### WHAT YOU WILL DO
Restate the opening lines of the material below word for word, stopping after the line that contains "return [lo - d, hi + d]".
>> Begin
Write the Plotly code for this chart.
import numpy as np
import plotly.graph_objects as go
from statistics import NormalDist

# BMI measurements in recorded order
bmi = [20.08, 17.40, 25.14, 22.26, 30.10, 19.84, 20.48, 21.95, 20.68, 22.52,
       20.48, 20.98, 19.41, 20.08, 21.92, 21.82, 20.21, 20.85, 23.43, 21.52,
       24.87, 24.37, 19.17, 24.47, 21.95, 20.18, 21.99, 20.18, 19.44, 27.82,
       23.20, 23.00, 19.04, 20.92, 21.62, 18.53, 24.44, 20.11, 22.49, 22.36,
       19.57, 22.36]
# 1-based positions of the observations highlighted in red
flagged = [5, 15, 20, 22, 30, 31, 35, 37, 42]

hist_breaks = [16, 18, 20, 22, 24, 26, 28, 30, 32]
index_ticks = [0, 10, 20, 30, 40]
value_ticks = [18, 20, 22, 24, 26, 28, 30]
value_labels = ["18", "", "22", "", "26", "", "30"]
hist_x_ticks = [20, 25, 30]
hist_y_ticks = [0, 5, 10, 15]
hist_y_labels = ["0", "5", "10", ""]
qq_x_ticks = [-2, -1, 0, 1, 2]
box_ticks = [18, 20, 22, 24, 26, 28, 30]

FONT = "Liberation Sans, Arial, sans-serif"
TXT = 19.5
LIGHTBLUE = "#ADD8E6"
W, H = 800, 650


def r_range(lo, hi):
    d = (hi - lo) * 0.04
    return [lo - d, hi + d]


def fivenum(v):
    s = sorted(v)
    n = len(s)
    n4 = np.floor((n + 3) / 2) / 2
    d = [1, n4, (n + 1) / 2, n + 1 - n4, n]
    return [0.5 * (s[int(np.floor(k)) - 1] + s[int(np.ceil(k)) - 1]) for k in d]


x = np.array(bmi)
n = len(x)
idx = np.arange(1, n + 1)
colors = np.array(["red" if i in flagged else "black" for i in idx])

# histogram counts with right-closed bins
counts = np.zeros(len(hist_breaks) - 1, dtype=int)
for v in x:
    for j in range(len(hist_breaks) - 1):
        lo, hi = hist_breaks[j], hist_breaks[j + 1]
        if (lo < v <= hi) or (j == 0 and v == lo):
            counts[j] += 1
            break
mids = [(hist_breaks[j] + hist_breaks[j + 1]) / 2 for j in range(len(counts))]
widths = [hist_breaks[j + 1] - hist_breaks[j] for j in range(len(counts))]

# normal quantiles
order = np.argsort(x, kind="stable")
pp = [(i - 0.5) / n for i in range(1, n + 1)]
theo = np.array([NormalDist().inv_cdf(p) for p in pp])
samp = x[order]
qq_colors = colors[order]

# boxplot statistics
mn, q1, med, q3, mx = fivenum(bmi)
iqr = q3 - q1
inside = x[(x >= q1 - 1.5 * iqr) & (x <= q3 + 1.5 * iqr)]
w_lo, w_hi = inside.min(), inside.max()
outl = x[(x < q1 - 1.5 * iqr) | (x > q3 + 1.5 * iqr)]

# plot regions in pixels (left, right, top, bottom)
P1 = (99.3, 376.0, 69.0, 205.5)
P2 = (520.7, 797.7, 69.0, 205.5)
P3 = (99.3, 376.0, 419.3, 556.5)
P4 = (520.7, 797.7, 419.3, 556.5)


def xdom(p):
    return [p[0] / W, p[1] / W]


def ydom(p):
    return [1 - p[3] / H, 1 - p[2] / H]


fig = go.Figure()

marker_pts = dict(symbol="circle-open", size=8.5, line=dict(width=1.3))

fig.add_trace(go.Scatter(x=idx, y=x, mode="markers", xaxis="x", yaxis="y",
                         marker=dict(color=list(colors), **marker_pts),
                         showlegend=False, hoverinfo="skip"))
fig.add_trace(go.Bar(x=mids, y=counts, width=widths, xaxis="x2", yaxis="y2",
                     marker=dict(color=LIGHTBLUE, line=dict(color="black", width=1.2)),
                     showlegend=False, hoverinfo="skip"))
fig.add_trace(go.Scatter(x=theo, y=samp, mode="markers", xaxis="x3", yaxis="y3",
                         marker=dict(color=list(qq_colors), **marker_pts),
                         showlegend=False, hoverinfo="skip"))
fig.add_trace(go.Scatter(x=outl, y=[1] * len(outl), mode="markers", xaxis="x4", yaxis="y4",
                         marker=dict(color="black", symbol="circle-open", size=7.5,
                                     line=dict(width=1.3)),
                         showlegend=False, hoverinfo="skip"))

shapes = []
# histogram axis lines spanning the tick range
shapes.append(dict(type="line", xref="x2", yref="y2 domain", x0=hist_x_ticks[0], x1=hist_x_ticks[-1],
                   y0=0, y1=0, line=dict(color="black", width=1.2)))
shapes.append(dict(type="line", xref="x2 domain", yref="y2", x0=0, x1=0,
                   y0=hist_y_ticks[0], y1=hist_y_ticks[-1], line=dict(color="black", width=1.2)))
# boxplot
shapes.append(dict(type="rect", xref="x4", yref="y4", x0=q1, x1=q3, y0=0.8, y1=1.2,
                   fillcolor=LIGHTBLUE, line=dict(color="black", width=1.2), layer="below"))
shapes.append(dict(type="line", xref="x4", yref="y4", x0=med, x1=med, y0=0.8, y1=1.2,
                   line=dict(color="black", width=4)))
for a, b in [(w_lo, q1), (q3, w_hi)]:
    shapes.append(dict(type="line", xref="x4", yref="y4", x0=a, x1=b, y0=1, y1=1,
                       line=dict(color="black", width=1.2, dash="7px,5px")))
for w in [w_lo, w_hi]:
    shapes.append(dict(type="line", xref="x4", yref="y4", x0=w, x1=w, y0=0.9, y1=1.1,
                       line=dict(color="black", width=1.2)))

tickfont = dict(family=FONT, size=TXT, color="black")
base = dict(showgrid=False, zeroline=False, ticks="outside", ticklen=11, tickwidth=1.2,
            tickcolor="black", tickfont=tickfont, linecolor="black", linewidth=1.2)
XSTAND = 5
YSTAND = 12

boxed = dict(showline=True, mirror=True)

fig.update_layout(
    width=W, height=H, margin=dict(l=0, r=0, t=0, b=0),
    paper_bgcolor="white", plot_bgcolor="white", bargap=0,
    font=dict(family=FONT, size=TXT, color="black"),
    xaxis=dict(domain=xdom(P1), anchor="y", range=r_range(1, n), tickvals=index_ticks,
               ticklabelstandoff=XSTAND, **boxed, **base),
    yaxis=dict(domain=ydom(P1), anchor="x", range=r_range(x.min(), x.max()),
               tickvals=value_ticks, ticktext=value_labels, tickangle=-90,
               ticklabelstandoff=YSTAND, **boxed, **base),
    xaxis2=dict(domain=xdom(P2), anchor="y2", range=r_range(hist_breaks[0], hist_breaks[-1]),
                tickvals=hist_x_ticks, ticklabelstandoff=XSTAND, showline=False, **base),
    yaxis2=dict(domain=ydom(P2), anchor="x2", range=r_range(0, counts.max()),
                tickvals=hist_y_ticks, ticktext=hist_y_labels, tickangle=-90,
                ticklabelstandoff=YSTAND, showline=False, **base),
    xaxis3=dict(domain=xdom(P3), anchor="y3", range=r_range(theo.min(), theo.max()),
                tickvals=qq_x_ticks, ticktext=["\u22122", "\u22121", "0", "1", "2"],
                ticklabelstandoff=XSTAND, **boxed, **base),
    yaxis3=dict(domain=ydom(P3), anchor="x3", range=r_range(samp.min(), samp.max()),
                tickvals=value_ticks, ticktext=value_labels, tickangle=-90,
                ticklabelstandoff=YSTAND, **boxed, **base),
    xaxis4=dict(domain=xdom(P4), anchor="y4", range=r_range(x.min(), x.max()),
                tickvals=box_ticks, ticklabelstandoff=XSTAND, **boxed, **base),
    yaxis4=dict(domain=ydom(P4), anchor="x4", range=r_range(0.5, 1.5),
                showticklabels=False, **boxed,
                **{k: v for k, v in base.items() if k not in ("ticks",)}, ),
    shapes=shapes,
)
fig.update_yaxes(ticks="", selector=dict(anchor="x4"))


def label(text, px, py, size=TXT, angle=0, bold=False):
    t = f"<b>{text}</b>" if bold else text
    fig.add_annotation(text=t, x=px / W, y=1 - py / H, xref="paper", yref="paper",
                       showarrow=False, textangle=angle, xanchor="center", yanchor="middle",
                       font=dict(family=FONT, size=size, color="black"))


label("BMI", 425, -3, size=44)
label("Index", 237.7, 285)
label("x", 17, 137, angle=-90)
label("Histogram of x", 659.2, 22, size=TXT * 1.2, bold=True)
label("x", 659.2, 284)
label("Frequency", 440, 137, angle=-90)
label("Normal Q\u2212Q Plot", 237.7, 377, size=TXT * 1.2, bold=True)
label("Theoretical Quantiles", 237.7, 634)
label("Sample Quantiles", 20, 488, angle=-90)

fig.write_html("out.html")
>> End
### FULL OUTPUT
Write the Plotly code for this chart.
import numpy as np
import plotly.graph_objects as go
from statistics import NormalDist

# BMI measurements in recorded order
bmi = [20.08, 17.40, 25.14, 22.26, 30.10, 19.84, 20.48, 21.95, 20.68, 22.52,
       20.48, 20.98, 19.41, 20.08, 21.92, 21.82, 20.21, 20.85, 23.43, 21.52,
       24.87, 24.37, 19.17, 24.47, 21.95, 20.18, 21.99, 20.18, 19.44, 27.82,
       23.20, 23.00, 19.04, 20.92, 21.62, 18.53, 24.44, 20.11, 22.49, 22.36,
       19.57, 22.36]
# 1-based positions of the observations highlighted in red
flagged = [5, 15, 20, 22, 30, 31, 35, 37, 42]

hist_breaks = [16, 18, 20, 22, 24, 26, 28, 30, 32]
index_ticks = [0, 10, 20, 30, 40]
value_ticks = [18, 20, 22, 24, 26, 28, 30]
value_labels = ["18", "", "22", "", "26", "", "30"]
hist_x_ticks = [20, 25, 30]
hist_y_ticks = [0, 5, 10, 15]
hist_y_labels = ["0", "5", "10", ""]
qq_x_ticks = [-2, -1, 0, 1, 2]
box_ticks = [18, 20, 22, 24, 26, 28, 30]

FONT = "Liberation Sans, Arial, sans-serif"
TXT = 19.5
LIGHTBLUE = "#ADD8E6"
W, H = 800, 650


def r_range(lo, hi):
    d = (hi - lo) * 0.04
    return [lo - d, hi + d]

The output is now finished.